All I'm printing is line work and thank God I'm not printing process work. I would have been way better off with a filmsetter and making my plates the old fashioned way.
 
Never used eco-maxx, but sounds a lot like the pro-t, only plate I have ever seen blinding on. Some stocks it would come on in 100 sheets and you would have no image at all by 20 sheets. I have seen enough Fuji sales people to know they are taught to go into an account say how bullet proof everything is and say X, Y, and Z in your area are running them no problem. Plate tech are taught that if you have a problem "wow that is odd I have never had this problem before, must be your chemistry"
 
I know it has been awhile since I posted in this thread, sorry to all for not getting back and thank you to all that gave advice... either on this thread or personal e-mail.. Just a recap on what is going on. I thought I would not like the system but as it turns out there is more good than bad. I learned a lot with this system. First of all if upper Mgt.is not breathing down your throat you really need patience,it does take time to figure things out. The blinding issue that I was having in the magenta unit is no longer a problem,
I figured out that with this system the more ink you have on the sheet the better. I run (van-son inks), at the time I was using van-son XS which is extra strengths changed it to regular VS series just on the Mag and Cyan this helped out a lot.

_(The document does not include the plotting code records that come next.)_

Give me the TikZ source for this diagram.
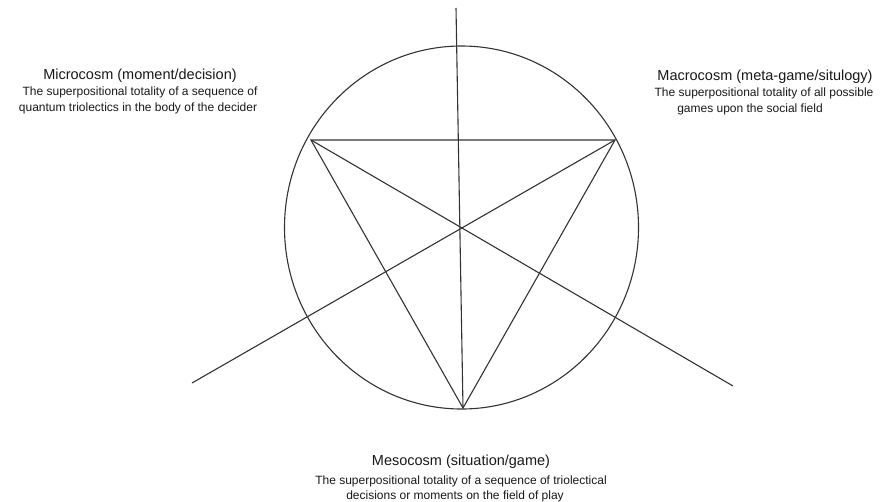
\documentclass[tikz,border=0pt]{standalone}
\usepackage{fontspec}
\setmainfont{Liberation Sans}
\begin{document}
\begin{tikzpicture}[x=1pt,y=-1pt,
  ln/.style={draw=black!80,line width=1.1pt},
  ttl/.style={anchor=base,inner sep=0pt,font=\fontsize{14.5}{16}\selectfont,text=black!90},
  bdy/.style={anchor=base,inner sep=0pt,font=\fontsize{12}{14}\selectfont,text=black!90}]
\useasboundingbox[fill=white] (0,0) rectangle (888,501);
% geometry
\coordinate (C) at (461.5,227.5);
\coordinate (TL) at (311,140);
\coordinate (TR) at (615,140);
\coordinate (B) at (463,408);
\coordinate (TOP) at (456,8);
\coordinate (LE) at (192,383);
\coordinate (RE) at (733,386);
\draw[ln] (C) ellipse [x radius=177, y radius=181.5];
\draw[ln] (TL) -- (TR) -- (B) -- cycle;
\draw[ln] (TOP) -- (B);
\draw[ln] (LE) -- (TR);
\draw[ln] (TL) -- (RE);
% texts
\node[ttl] (mit) at (140,79) {Microcosm (moment/decision)};
\node[bdy] (mi1) at (140,95) {The superpositional totality of a sequence of};
\node[bdy] (mi2) at (138,111) {quantum triolectics in the body of the decider};
\node[ttl] (mat) at (765,80) {Macrocosm (meta-game/situlogy)};
\node[bdy] (ma1) at (764,96) {The superpositional totality of all possible};
\node[bdy] (ma2) at (750,112) {games upon the social field};
\node[ttl] (met) at (461,465) {Mesocosm (situation/game)};
\node[bdy] (me1) at (461,484) {The superpositional totality of a sequence of triolectical};
\node[bdy] (me2) at (455,499) {decisions or moments on the field of play};
\end{tikzpicture}
\end{document}
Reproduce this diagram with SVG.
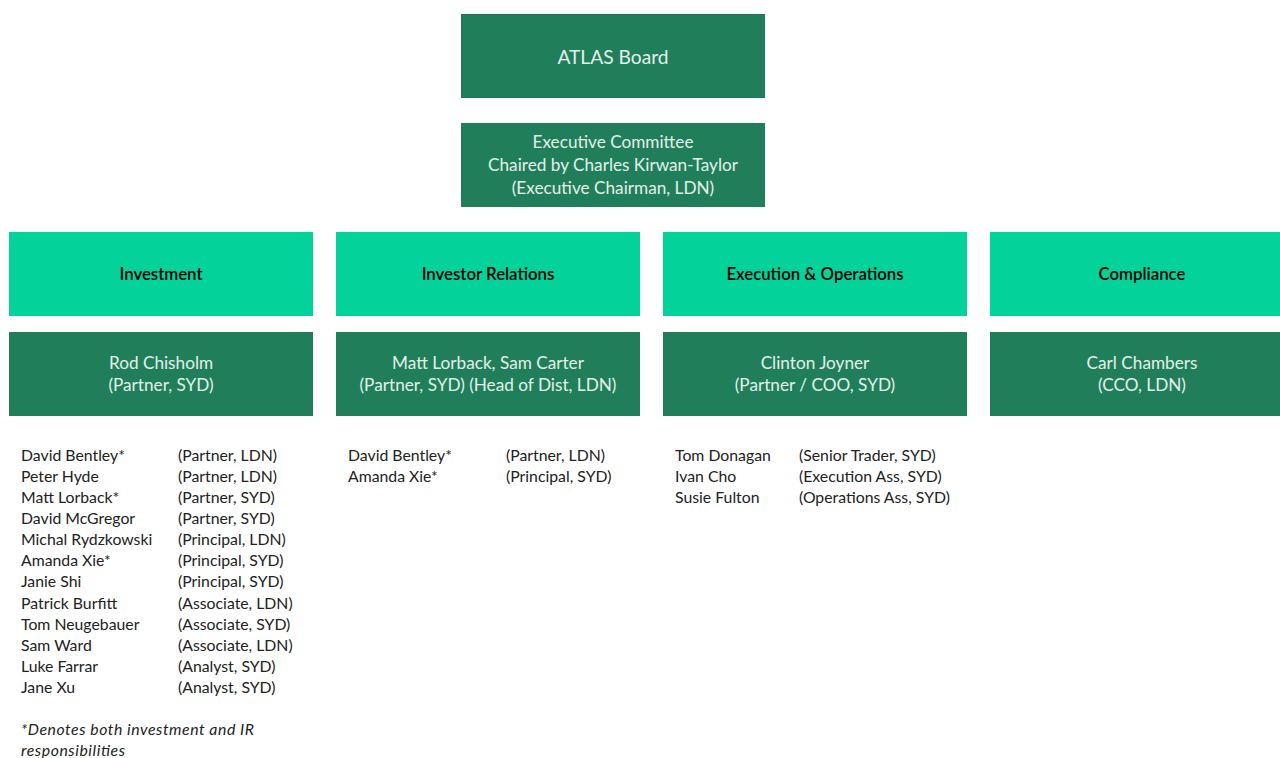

Very rarely I get blinding problems, if I do get it I hit the plate with (alch) sub and off I go. I do this on the second pull not the first it usually comes out of it after first pull. You do have to run stripes thicker on all forms including water form to the plate. When getting this system it has been a challenge very frustrating at times, and takes time. That where the patience comes in. The weirdest thing I experienced and I'm not kidding on this, you will have to change your rollers, especially your forms, but it seems like on the water form the older it gets the more control you have on ink and water balance, (Go figure). There is a lot more that I did but what I stated here on this thread is most important. Again I want to say Thank you to all for your sug. and E-mails I do like this system.